Virtually every market for ICs is seeing unprecedented cost pressure. With
design and fab costs relatively inflexible, much of that pressure is landing on
test designers, according to the presenters here. There is limited flexibility,
as a cost-containment program outlined by Saeed Shakeri, vice president of test
operations at Advanced interconnect Technologies, showed. Shakeri's figures
indicated that ATE equipment cost is rapidly dwarfing labor cost in the test
equation.
This is having a number of effects. One is to call into question the use of
test floors in developing countries, where labor costs are low, but technical
flexibility limited. Another is an increased focus on where every second is
going once a die lands on the test head.
Several speakers, in various contexts, pointed to the same techniques for
reducing test time. Primary among them were multisite and concurrent testing. In
multisite approaches, the tester probes several difference sites on the die at
the same time, and conducts independent tests at each site simultaneously.
In other concurrent approaches, the test program may use a combination of
multisite probing and built-in self-test to run a number of tests at once.

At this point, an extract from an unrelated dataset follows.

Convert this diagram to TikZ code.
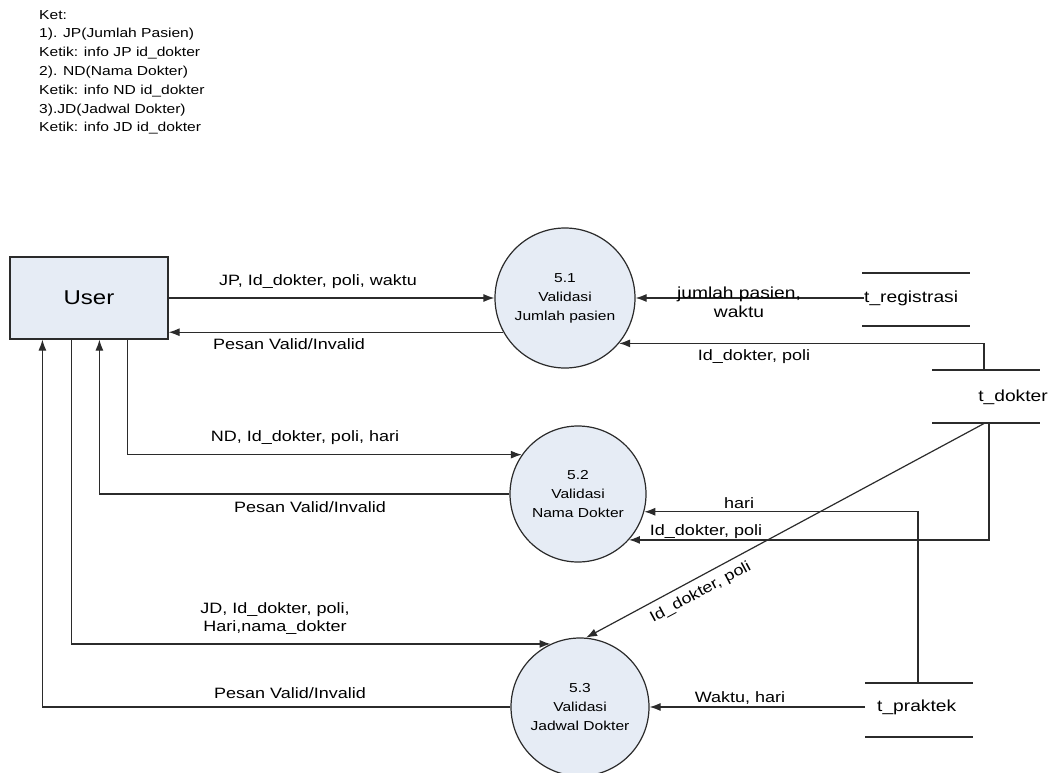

In effect, these approaches treat each functional block in an SoC as a
separate chip, and attempt to test the blocks as close to all at the same time
as possible. The limitation, according to Don Blair, principal consultant for
Agilent Technologies, is usually access. For multisite probing to be effective,
designers must have planned for it by providing landings for the probes on all
the sites to be independently probed. For concurrency to work, there must be
sufficient access to internal blocks from the external pins to run several
blocks at once.
Shakeri, in his concluding paper, called for test engineers to be involved in
the design from the beginning, and for the design team to understand the cost
implications of test strategies and the capabilities of the test equipment. He
said decisions on ATE platforms should be made early in the chip-design cycle,
and should inform design for test decisions from there onward.
Tom Napier, director of test engineering services at NPTest, zeroed in on the
problem of testing high-performance serializer-deserializer (SerDes) blocks
embedded in an SoC. Not only are the high-speed differential serial inputs and
outputs from these blocks a challenge, Napier said, but the blocks had become so
fast that source-synchronous probing was often necessary to connect to the
parallel ports on the fastest SerDes blocks.